Privately, a number of Spanish bankers and managers worry that some of the ambitions of Spain's big companies could be riding on too much borrowed money. Their loans are sometimes backed by their stakes in other quoted companies. This means a big fall in the Spanish stockmarket, triggered by a property downturn, could have a damaging effect even to companies that have diversified.

For Spain as a whole, that is not the only concern. Martin Varsavsky, an Argentine who founded three high-tech companies in Spain, thinks that outside the big companies there is a lack of entrepreneurship. He blames neglect of science in the Franco era: he points out that Israel, with a population one-tenth of Spain's, has more business start-ups. He thinks Spaniards are generally risk-averse.

Mr Varsavsky's latest venture is a wireless-internet business called FON. Customers buy FON's routers and become “Foneros”. They get free Wi-Fi access in return for allowing free access to their router by other Foneros. He hopes to build a global network of at least 4m customers pooling their bandwidth. Such ventures have been tried before with no success, but Mr Varsavsky is backed by powerful forces, including Google and Sequoia Capital, a Californian venture-capital fund.

If Mr Varsavsky is right, Spain needs more local innovators. In many countries these tend to gather in business “clusters”, as in Silicon Valley. The nearest thing Spain has to a cluster—apart from its holiday resorts—is the talent that pours out of its famous design school in Barcelona. Both Mango and Inditex have some of their design studios in the city.

Both the fast-fashion champions have operations spread around large parts of the world. Mango follows a modern outsourcing model. It has 880 stores in 83 countries, fed by garments that speed through its logistics centres at a rate of 30,000 an hour. These generate annual sales of €1.1 billion—three-quarters of that outside Spain.

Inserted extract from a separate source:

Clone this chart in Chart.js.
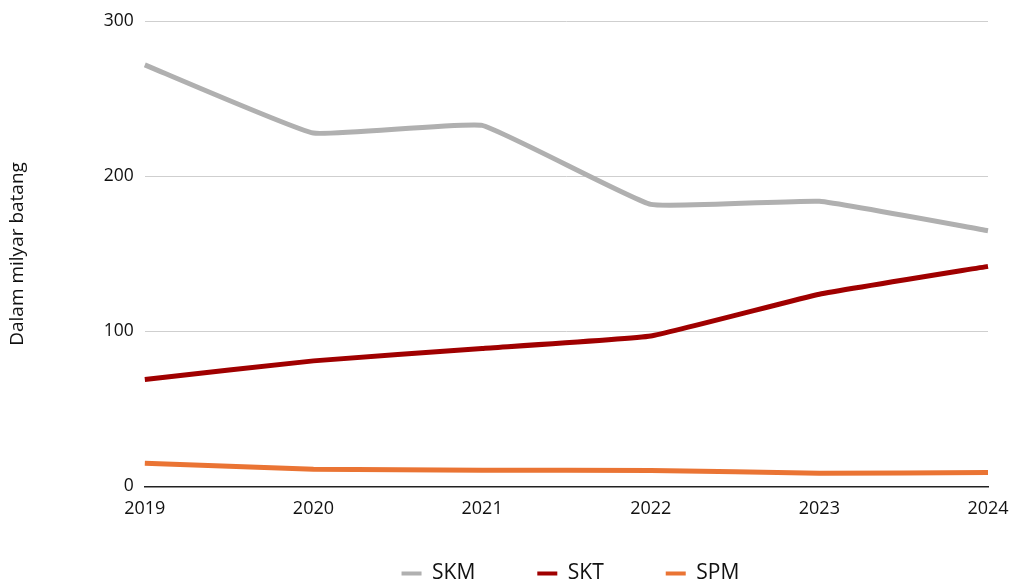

Mango's business model consists of franchises, completely outsourced production in Asia, and sophisticated IT and logistics systems to ensure goods arrive on the shelves in ten days on a sale-or-return policy. Mango's main role is to design garments and arrange their distribution. Its first overseas expansion was to nearby Portugal in 1992. A quarter of its 6,000-strong labour force is employed in its Barcelona headquarters.

Inditex, based in La Coruña in Galicia, a region in north-western Spain, does the clever bits of production—cutting and finishing—in its own factories in Spain, Portugal and North Africa. It has 3,207 shops in 64 countries. About a third are Zara stores, and the rest Inditex's other brands, such as Pull and Bear, and Massimo Dutti. Inditex has tripled sales in six years to over €8 billion, some 60% of it abroad.

Amancio Ortega, Inditex's founder, became Spain's richest man after the heavily over-subscribed stock was floated on the stockmarket in 2001 and soared by half in 12 months. Today the fit-looking 71-year-old still appears in Zara's offices most days after his two-hour workout in the gym. But the chief executive charged with rolling out new stores at a rate of over 400 a year is Pablo Isla. The first Zara store has just opened in Beijing. And with only 24 outlets in America, it still has scope for huge expansion there. “The 1970s was all about opening in Galicia,” says Mr Isla. “The 1980s and 1990s were about Spain and Europe. But since 2000 we have been pursuing true internationalisation.”

Those Spanish companies that have boldly escaped the confines of their home market are betting they can survive a domestic downturn despite their huge debts. But entrepreneurs are still needed to broaden the base of Spanish business or there will not be much else beyond tourism. As Ana Patricia Botín, head of Banesto, a retail bank in the Santander group, says: “It is all very well being the Florida of Europe, but it would be nice to be the California as well.”